• **WHAT TO WORK ON**: Lines containing the string "this" are to be counted. Write only how many there are.

Stored data entries:

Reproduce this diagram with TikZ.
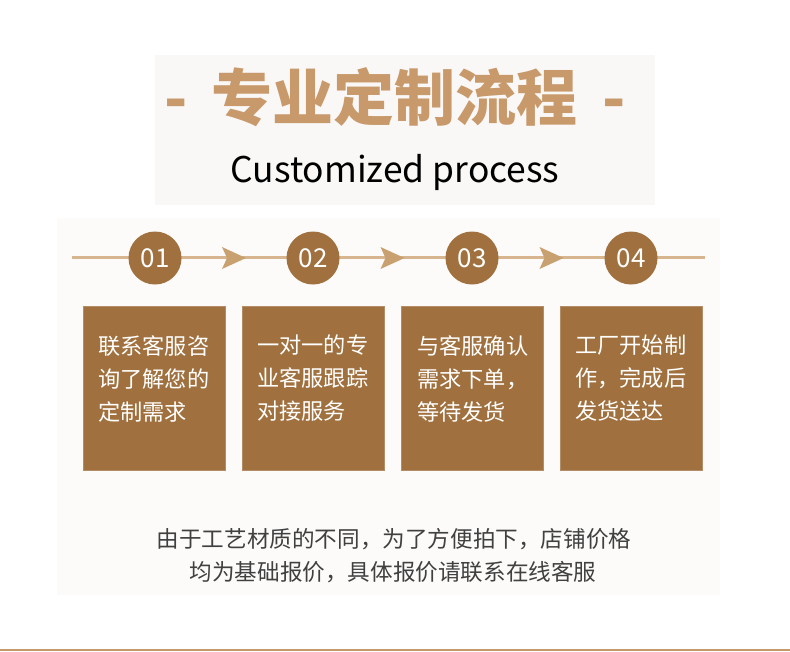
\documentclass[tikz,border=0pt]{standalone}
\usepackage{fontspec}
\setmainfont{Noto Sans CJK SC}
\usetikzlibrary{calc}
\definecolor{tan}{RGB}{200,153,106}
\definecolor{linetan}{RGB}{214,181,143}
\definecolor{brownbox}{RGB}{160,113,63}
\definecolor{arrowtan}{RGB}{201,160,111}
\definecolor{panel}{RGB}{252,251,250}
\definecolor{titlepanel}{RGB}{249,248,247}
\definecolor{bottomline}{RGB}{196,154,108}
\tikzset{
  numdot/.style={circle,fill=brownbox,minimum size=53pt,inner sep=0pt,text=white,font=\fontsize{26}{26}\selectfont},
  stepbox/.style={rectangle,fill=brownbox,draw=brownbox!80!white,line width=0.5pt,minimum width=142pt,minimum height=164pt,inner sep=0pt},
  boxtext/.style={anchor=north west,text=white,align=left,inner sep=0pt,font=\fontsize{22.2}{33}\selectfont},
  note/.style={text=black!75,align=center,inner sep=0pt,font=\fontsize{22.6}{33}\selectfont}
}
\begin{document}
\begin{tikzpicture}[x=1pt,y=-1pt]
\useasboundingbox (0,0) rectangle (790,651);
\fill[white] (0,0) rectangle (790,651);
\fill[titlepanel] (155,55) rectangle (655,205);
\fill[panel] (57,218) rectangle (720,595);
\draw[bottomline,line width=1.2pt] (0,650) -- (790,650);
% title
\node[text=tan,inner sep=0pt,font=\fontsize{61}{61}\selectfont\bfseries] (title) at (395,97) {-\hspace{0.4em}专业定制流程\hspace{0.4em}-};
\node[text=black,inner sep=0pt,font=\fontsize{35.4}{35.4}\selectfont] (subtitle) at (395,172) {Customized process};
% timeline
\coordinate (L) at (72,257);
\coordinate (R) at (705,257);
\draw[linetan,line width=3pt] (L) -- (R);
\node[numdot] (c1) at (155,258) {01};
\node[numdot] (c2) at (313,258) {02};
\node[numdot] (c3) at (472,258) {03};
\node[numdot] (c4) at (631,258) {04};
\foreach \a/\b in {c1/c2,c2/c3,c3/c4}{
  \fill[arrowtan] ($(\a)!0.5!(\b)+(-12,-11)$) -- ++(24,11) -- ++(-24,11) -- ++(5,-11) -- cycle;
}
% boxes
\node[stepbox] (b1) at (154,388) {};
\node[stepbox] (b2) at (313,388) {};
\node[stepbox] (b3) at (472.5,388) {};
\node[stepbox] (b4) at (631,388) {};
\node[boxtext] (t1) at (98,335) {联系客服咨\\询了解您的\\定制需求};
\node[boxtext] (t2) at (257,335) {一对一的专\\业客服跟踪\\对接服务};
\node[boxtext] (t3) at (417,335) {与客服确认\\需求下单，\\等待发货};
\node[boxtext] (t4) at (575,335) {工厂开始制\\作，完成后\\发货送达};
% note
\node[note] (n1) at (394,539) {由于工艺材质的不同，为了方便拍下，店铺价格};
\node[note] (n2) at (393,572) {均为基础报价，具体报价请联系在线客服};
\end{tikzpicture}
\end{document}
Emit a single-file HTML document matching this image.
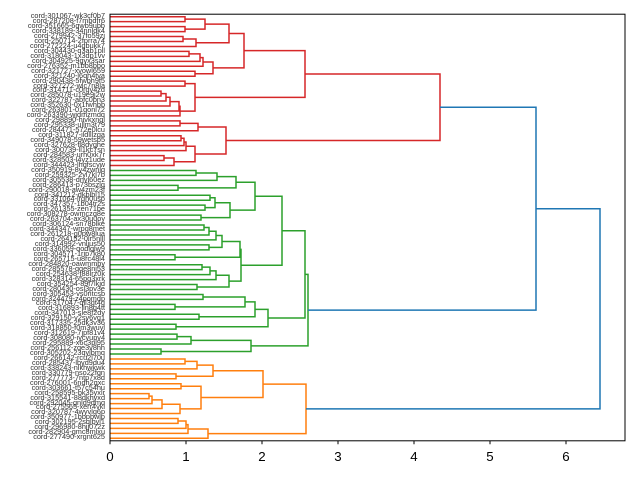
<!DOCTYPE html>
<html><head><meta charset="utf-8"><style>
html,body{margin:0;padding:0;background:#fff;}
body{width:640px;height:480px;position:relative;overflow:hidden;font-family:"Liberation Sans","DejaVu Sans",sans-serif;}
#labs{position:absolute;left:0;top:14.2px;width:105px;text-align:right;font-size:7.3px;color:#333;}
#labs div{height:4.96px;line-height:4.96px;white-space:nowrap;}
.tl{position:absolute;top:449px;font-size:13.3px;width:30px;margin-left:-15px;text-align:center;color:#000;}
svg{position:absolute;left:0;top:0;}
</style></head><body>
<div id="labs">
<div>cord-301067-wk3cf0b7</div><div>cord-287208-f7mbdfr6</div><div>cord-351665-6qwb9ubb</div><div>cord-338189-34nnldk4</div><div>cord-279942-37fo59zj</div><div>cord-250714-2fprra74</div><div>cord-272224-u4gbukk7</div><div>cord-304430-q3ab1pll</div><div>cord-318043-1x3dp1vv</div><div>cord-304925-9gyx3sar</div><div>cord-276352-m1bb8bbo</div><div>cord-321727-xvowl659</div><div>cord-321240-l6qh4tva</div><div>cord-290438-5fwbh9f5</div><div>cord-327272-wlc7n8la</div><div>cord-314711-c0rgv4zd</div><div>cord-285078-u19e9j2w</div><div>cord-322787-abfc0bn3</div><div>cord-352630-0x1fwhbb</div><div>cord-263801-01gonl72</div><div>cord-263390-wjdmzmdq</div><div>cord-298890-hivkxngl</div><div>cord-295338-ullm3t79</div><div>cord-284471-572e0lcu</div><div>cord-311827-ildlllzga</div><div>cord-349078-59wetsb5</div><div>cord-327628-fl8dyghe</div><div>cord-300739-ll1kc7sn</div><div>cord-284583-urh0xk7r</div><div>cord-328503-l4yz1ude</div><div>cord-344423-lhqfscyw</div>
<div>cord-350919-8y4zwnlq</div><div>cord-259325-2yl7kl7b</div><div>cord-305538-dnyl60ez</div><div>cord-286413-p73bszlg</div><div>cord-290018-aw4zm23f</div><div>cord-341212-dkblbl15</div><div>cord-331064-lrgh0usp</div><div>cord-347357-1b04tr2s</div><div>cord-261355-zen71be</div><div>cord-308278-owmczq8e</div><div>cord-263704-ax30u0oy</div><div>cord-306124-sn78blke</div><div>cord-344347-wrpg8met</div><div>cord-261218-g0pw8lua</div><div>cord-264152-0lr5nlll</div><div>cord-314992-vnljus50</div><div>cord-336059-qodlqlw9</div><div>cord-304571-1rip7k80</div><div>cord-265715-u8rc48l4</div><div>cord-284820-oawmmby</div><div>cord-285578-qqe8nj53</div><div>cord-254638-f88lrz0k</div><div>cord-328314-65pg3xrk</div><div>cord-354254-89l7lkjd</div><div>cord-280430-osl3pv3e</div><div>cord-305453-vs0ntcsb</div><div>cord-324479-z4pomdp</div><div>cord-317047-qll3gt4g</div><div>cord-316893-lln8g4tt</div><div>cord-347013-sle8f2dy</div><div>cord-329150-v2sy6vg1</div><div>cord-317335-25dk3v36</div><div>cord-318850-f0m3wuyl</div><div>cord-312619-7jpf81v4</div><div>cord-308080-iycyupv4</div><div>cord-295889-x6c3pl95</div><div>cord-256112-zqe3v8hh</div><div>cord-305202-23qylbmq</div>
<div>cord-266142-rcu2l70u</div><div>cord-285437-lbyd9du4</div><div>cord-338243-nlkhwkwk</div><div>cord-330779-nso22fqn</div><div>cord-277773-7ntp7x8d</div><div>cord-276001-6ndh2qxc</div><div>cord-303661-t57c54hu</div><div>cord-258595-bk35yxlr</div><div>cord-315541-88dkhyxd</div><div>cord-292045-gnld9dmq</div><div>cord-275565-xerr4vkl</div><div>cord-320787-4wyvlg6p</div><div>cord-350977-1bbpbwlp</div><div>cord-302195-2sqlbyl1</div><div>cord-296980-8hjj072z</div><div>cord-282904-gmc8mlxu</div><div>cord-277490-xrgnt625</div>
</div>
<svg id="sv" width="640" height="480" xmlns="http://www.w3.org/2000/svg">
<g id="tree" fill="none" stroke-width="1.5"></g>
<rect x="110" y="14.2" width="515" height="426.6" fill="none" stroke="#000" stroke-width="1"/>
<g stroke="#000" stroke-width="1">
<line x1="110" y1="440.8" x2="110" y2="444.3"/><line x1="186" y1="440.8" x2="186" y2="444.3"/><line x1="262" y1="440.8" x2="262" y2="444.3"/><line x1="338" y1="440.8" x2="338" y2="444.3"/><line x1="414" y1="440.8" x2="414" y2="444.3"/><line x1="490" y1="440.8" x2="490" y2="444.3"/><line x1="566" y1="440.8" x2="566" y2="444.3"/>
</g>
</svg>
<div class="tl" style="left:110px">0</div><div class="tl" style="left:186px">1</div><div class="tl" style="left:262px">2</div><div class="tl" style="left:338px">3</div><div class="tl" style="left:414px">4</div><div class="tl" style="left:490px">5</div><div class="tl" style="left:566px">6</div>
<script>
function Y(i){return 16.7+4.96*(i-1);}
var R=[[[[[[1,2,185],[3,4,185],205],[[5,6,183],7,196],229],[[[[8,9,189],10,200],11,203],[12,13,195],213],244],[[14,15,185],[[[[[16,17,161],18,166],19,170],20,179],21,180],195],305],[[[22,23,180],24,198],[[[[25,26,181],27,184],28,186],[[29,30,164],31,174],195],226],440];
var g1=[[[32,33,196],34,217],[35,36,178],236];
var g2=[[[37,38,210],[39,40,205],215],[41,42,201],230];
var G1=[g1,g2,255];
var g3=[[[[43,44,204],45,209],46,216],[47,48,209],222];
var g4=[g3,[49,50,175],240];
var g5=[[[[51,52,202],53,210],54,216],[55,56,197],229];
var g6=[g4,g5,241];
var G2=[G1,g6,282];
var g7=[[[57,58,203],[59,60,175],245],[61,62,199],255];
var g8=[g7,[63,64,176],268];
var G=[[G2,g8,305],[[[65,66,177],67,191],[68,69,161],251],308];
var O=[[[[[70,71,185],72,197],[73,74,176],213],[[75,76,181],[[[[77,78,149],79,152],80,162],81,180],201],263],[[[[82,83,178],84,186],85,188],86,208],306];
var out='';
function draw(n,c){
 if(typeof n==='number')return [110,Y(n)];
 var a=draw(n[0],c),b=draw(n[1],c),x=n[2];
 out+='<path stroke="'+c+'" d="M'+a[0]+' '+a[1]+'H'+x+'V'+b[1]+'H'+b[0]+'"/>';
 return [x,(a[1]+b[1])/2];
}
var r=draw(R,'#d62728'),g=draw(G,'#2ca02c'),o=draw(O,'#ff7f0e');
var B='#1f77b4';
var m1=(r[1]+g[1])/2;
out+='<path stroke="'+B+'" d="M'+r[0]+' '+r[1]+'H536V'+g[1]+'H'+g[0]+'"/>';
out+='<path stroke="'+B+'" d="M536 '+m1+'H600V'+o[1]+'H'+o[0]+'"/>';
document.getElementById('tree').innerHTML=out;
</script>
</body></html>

• **ANSWER**: 2